## Task to complete:
Write the listing below out again exactly, dropping the images.

┄┄┄┄┄┄┄┄┄┄

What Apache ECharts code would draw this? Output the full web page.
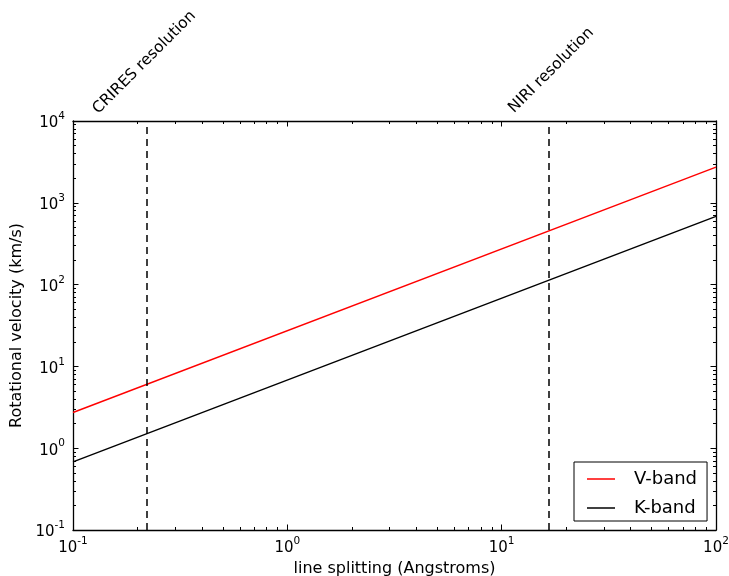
<!DOCTYPE html>
<html>
<head>
<meta charset="utf-8">
<script src="https://cdn.jsdelivr.net/npm/echarts@6/dist/echarts.min.js"></script>
<style>
  html, body { margin: 0; padding: 0; background: #fff; }
  #chart { width: 729px; height: 576px; }
</style>
</head>
<body>
<div id="chart"></div>
<script>
// Line splitting (Angstroms) at the ends of each curve
const splitting = [0.1, 100];
// Rotational velocity (km/s) needed to produce that splitting
const vBand = [2.73, 2727];
const kBand = [0.682, 682];
const seriesNames = ['V-band', 'K-band'];
const seriesColors = ['#ff0000', '#000000'];

// Instrument resolution limits (Angstroms)
const resolutionX = [0.217, 16.6];
const resolutionNames = ['CRIRES resolution', 'NIRI resolution'];

// Decade tick values
const xTicks = [0.1, 1, 10, 100];
const yTicks = [0.1, 1, 10, 100, 1000, 10000];

const FONT = 'DejaVu Sans';

function powLabel(v) {
  const e = Math.round(Math.log10(v));
  return '{b|10}{s|' + e + '}';
}
const richPow = {
  b: { fontFamily: FONT, fontSize: 15, color: '#000', verticalAlign: 'bottom', lineHeight: 20 },
  s: { fontFamily: FONT, fontSize: 10.5, color: '#000', verticalAlign: 'top', lineHeight: 20, padding: [0, 0, 9, 0] }
};

// Log axis with inward major/minor ticks; the top and right copies only close the frame
function makeAxis(kind, pos, withLabels) {
  const ticks = kind === 'x' ? xTicks : yTicks;
  const axis = {
    type: 'log',
    logBase: 10,
    position: pos,
    min: ticks[0],
    max: ticks[ticks.length - 1],
    splitNumber: ticks.length - 1,
    splitLine: { show: false },
    minorSplitLine: { show: false },
    axisLine: { show: true, onZero: false, lineStyle: { color: '#000', width: 1.3 } },
    axisTick: { show: true, inside: true, length: 5.5, lineStyle: { color: '#000', width: 1 } },
    minorTick: { show: true, splitNumber: 9, length: 3, lineStyle: { color: '#000', width: 1 } },
    axisLabel: { show: false }
  };
  if (withLabels) {
    axis.axisLabel = {
      show: true,
      customValues: ticks,
      formatter: powLabel,
      rich: richPow,
      margin: kind === 'x' ? 6 : 8
    };
  }
  return axis;
}

const xAxes = [makeAxis('x', 'bottom', true), makeAxis('x', 'top', false)];
Object.assign(xAxes[0], {
  name: 'line splitting (Angstroms)',
  nameLocation: 'middle',
  nameGap: 28,
  nameTextStyle: { fontFamily: FONT, fontSize: 16, color: '#000' }
});

const yAxes = [makeAxis('y', 'left', true), makeAxis('y', 'right', false)];
Object.assign(yAxes[0], {
  name: 'Rotational velocity (km/s)',
  nameLocation: 'middle',
  nameGap: 43,
  nameTextStyle: { fontFamily: FONT, fontSize: 16, color: '#000' }
});

const chart = echarts.init(document.getElementById('chart'), null, { renderer: 'canvas' });

chart.setOption({
  animation: false,
  backgroundColor: '#fff',
  grid: { left: 73, right: 13, top: 121, bottom: 46, containLabel: false, outerBoundsMode: 'none' },
  xAxis: xAxes,
  yAxis: yAxes,
  legend: {
    data: seriesNames,
    orient: 'vertical',
    left: 574,
    top: 462,
    padding: [8, 10, 4, 13],
    icon: 'rect',
    itemWidth: 28,
    itemHeight: 1.5,
    itemGap: 11,
    borderColor: '#000',
    borderWidth: 1,
    borderRadius: 0,
    textStyle: { fontFamily: FONT, fontSize: 18, lineHeight: 17, color: '#000', padding: [0, 0, 0, 14] }
  },
  series: [
    {
      name: seriesNames[0],
      type: 'line',
      data: splitting.map((x, i) => [x, vBand[i]]),
      symbol: 'none',
      lineStyle: { color: seriesColors[0], width: 1.4 },
      itemStyle: { color: seriesColors[0] },
      markLine: {
        silent: true,
        symbol: 'none',
        label: { show: false },
        lineStyle: { color: '#000', width: 1.5, type: [7, 5] },
        data: resolutionX.map(x => ({ xAxis: x }))
      }
    },
    {
      name: seriesNames[1],
      type: 'line',
      data: splitting.map((x, i) => [x, kBand[i]]),
      symbol: 'none',
      lineStyle: { color: seriesColors[1], width: 1.4 },
      itemStyle: { color: seriesColors[1] }
    }
  ]
});

// Rotated resolution captions above the plot, anchored relative to each dashed line
const px = v => chart.convertToPixel({ xAxisIndex: 0 }, v);
const py = v => chart.convertToPixel({ yAxisIndex: 0 }, v);
const plotTop = py(yTicks[yTicks.length - 1]);
const captionOffsets = [[-44, -4], [-32, -5]];
const captions = resolutionX.map((x, i) => ({
  type: 'text',
  x: px(x) + captionOffsets[i][0],
  y: plotTop + captionOffsets[i][1],
  rotation: Math.PI / 4,
  style: {
    text: resolutionNames[i],
    fontFamily: FONT,
    fontSize: 15.5,
    fill: '#000',
    align: 'left',
    verticalAlign: 'bottom'
  }
}));

chart.setOption({ graphic: { elements: captions } });
</script>
</body>
</html>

┄┄┄┄┄┄┄┄┄┄

## Worked solution:
What Apache ECharts code would draw this? Output the full web page.
<!DOCTYPE html>
<html>
<head>
<meta charset="utf-8">
<script src="https://cdn.jsdelivr.net/npm/echarts@6/dist/echarts.min.js"></script>
<style>
  html, body { margin: 0; padding: 0; background: #fff; }
  #chart { width: 729px; height: 576px; }
</style>
</head>
<body>
<div id="chart"></div>
<script>
// Line splitting (Angstroms) at the ends of each curve
const splitting = [0.1, 100];
// Rotational velocity (km/s) needed to produce that splitting
const vBand = [2.73, 2727];
const kBand = [0.682, 682];
const seriesNames = ['V-band', 'K-band'];
const seriesColors = ['#ff0000', '#000000'];

// Instrument resolution limits (Angstroms)
const resolutionX = [0.217, 16.6];
const resolutionNames = ['CRIRES resolution', 'NIRI resolution'];

// Decade tick values
const xTicks = [0.1, 1, 10, 100];
const yTicks = [0.1, 1, 10, 100, 1000, 10000];

const FONT = 'DejaVu Sans';

function powLabel(v) {
  const e = Math.round(Math.log10(v));
  return '{b|10}{s|' + e + '}';
}
const richPow = {
  b: { fontFamily: FONT, fontSize: 15, color: '#000', verticalAlign: 'bottom', lineHeight: 20 },
  s: { fontFamily: FONT, fontSize: 10.5, color: '#000', verticalAlign: 'top', lineHeight: 20, padding: [0, 0, 9, 0] }
};

// Log axis with inward major/minor ticks; the top and right copies only close the frame
function makeAxis(kind, pos, withLabels) {
  const ticks = kind === 'x' ? xTicks : yTicks;
  const axis = {
    type: 'log',
    logBase: 10,
    position: pos,
    min: ticks[0],
    max: ticks[ticks.length - 1],
    splitNumber: ticks.length - 1,
    splitLine: { show: false },
    minorSplitLine: { show: false },
    axisLine: { show: true, onZero: false, lineStyle: { color: '#000', width: 1.3 } },
    axisTick: { show: true, inside: true, length: 5.5, lineStyle: { color: '#000', width: 1 } },
    minorTick: { show: true, splitNumber: 9, length: 3, lineStyle: { color: '#000', width: 1 } },
    axisLabel: { show: false }
  };
  if (withLabels) {
    axis.axisLabel = {
      show: true,
      customValues: ticks,
      formatter: powLabel,
      rich: richPow,
      margin: kind === 'x' ? 6 : 8
    };
  }
  return axis;
}

const xAxes = [makeAxis('x', 'bottom', true), makeAxis('x', 'top', false)];
Object.assign(xAxes[0], {
  name: 'line splitting (Angstroms)',
  nameLocation: 'middle',
  nameGap: 28,
  nameTextStyle: { fontFamily: FONT, fontSize: 16, color: '#000' }
});

const yAxes = [makeAxis('y', 'left', true), makeAxis('y', 'right', false)];
Object.assign(yAxes[0], {
  name: 'Rotational velocity (km/s)',
  nameLocation: 'middle',
  nameGap: 43,
  nameTextStyle: { fontFamily: FONT, fontSize: 16, color: '#000' }
});

const chart = echarts.init(document.getElementById('chart'), null, { renderer: 'canvas' });

chart.setOption({
  animation: false,
  backgroundColor: '#fff',
  grid: { left: 73, right: 13, top: 121, bottom: 46, containLabel: false, outerBoundsMode: 'none' },
  xAxis: xAxes,
  yAxis: yAxes,
  legend: {
    data: seriesNames,
    orient: 'vertical',
    left: 574,
    top: 462,
    padding: [8, 10, 4, 13],
    icon: 'rect',
    itemWidth: 28,
    itemHeight: 1.5,
    itemGap: 11,
    borderColor: '#000',
    borderWidth: 1,
    borderRadius: 0,
    textStyle: { fontFamily: FONT, fontSize: 18, lineHeight: 17, color: '#000', padding: [0, 0, 0, 14] }
  },
  series: [
    {
      name: seriesNames[0],
      type: 'line',
      data: splitting.map((x, i) => [x, vBand[i]]),
      symbol: 'none',
      lineStyle: { color: seriesColors[0], width: 1.4 },
      itemStyle: { color: seriesColors[0] },
      markLine: {
        silent: true,
        symbol: 'none',
        label: { show: false },
        lineStyle: { color: '#000', width: 1.5, type: [7, 5] },
        data: resolutionX.map(x => ({ xAxis: x }))
      }
    },
    {
      name: seriesNames[1],
      type: 'line',
      data: splitting.map((x, i) => [x, kBand[i]]),
      symbol: 'none',
      lineStyle: { color: seriesColors[1], width: 1.4 },
      itemStyle: { color: seriesColors[1] }
    }
  ]
});

// Rotated resolution captions above the plot, anchored relative to each dashed line
const px = v => chart.convertToPixel({ xAxisIndex: 0 }, v);
const py = v => chart.convertToPixel({ yAxisIndex: 0 }, v);
const plotTop = py(yTicks[yTicks.length - 1]);
const captionOffsets = [[-44, -4], [-32, -5]];
const captions = resolutionX.map((x, i) => ({
  type: 'text',
  x: px(x) + captionOffsets[i][0],
  y: plotTop + captionOffsets[i][1],
  rotation: Math.PI / 4,
  style: {
    text: resolutionNames[i],
    fontFamily: FONT,
    fontSize: 15.5,
    fill: '#000',
    align: 'left',
    verticalAlign: 'bottom'
  }
}));

chart.setOption({ graphic: { elements: captions } });
</script>
</body>
</html>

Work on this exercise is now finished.